LaHaV Learning

By: Dr. Noam Weissman, Rabbi David Stein
from Shalhevet High School

Category:
Interdisciplinary Integration

Subject(s) of entry:
Gemara, Halacha, History, Ivrit, Mishnah, Philosophy/ Values/ Ethics/ Hashkafa, Tanach, Technology

Pedagogy:
Hevruta Learning, Socratic Method, Soulful Education, UBD - understanding by design

Grade(s) to which this was taught:
8, 9, 10, 11, 12, Middle school, High school

Grade(s) for which this will be useful:
8, 9, 10, 11, 12, Middle school, High school

LaHaV Learning provides content, technology, and training to transform Jewish learning and teaching in schools and communities throughout the world. LaHaV was founded to transform students from spectators to participants and to enable worldwide educational collaboration across disciplines, because Jewish ideas and values matter now more than ever.

Entry Narrative

A curriculum is more than just a good course – it’s an integrated approach to education that provides structure for both learners and teachers. At LaHaV, we’ve developed spiraled curricula that introduce foundational concepts, build critical skills, and enable students to transfer their knowledge to new areas of learning and experience. Our interdisciplinary approach combines the best of educational theory with the richness of Jewish tradition to connect ideas, values, and texts across Gemara, Tanakh, Jewish Philosophy, and Israel Education.

What lies at the core of a curriculum? Jerome Bruner, one of the fathers of educational theory, wrote that a curriculum “must consist of learning initially not a skill but a general idea, which can then be used as a basis for recognizing subsequent problems as special cases of the idea originally mastered” (Jerome S. Bruner, The Process of Education (Cambridge: Harvard University Press, 1961), p. 17). In other words, curricula must identify core ideas and principles – general ideas – which can then be applied, built upon, and spiraled throughout the educational process. Yet Jewish education today – especially Talmud education – often fails to meet this criteria. Instead, all too often, Judaic studies courses consist of independent clusters of ideas and values, without sufficient structure to allow students to connect between them. 

We’re changing that reality. At the core of LaHaV’s educational approach lies the assumption that knowledge builds on itself, that transfer must be the central goal of education, and that Jewish tradition can inform our own lives and shape our relationship with the world around us. Take, for example, the narratives of Avraham at Sodom and the Akeida and the famous Talmudic principle of Lo Bashamayim Hi.  Should Avraham have protested the Akeida in the same way that he stood up to Hashem for Sodom? Part of the answer to that question must rely upon the Rabbinic concepts of autonomy from – and perhaps even opposition to – the Divine Will as expressed in Bava Metzia 59b.

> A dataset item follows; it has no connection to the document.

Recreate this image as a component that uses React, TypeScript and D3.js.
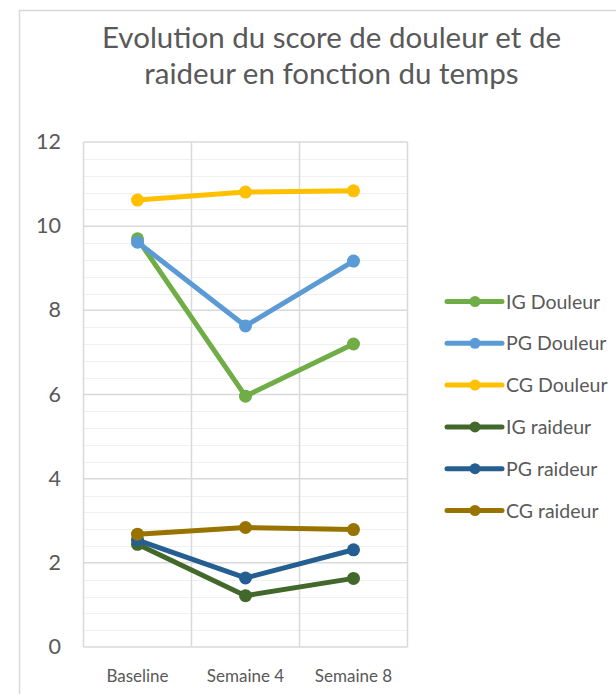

Our students have spoken about the impact that LaHaV has had upon their own lives, as well as their understanding of Judaism and Jewish tradition, and we’ve won local recognition as well for our curricular work. Now we’re ready to share LaHaV with an even wider audience.

Entrant Bio(s)

Dr. Noam Weissman is the Principal of Shalhevet High School. He is the Founder and Director the LaHaV Judaic studies curriculum and has taught Judaic studies courses for the last seven years.
Noam graduated Summa Cum Laude from Yeshiva University with a degree in history, after which he also received a Masters degree in Jewish education from Yeshiva University’s Azrieli Graduate School, where he was a Legacy Heritage Fellow.
He was a Tikva Summer Fellow in 2014, a member of the HaKaveret design team of innovators in Jewish education, and earned his doctorate in educational psychology at USC in Los Angeles, focusing on curriculum design and Israel Education. As principal of Shalhevet, Noam has overseen a doubling of the school’s size, and his areas of expertise include change management, teacher supervision, learning and cognition, and institutional growth.

Rabbi David Stein is the Director of Gemara Education at Shalhevet High School in Los Angeles, CA. He is the co-Founder and Managing Director of the LaHaV Curriculum Project, and has worked as a Rabbi, educator, and engineer.
David attended Yeshiva College and RIETS for his undergraduate and semikha studies, and also received his Master’s degree in Mechanical Engineering from Columbia University. He is currently studying at American Jewish University’s Graduate Center for Jewish Education as a Wexner Graduate Fellow/Davidson Scholar, and was a member of the Writers Group for the Rabbinics Initiative Standards and Benchmarks Project.
David’s responsibilities include oversight of all content creation, teacher training, and technology development for LaHaV, and his experience in both engineering and in education shape his approach to curriculum and collaboration.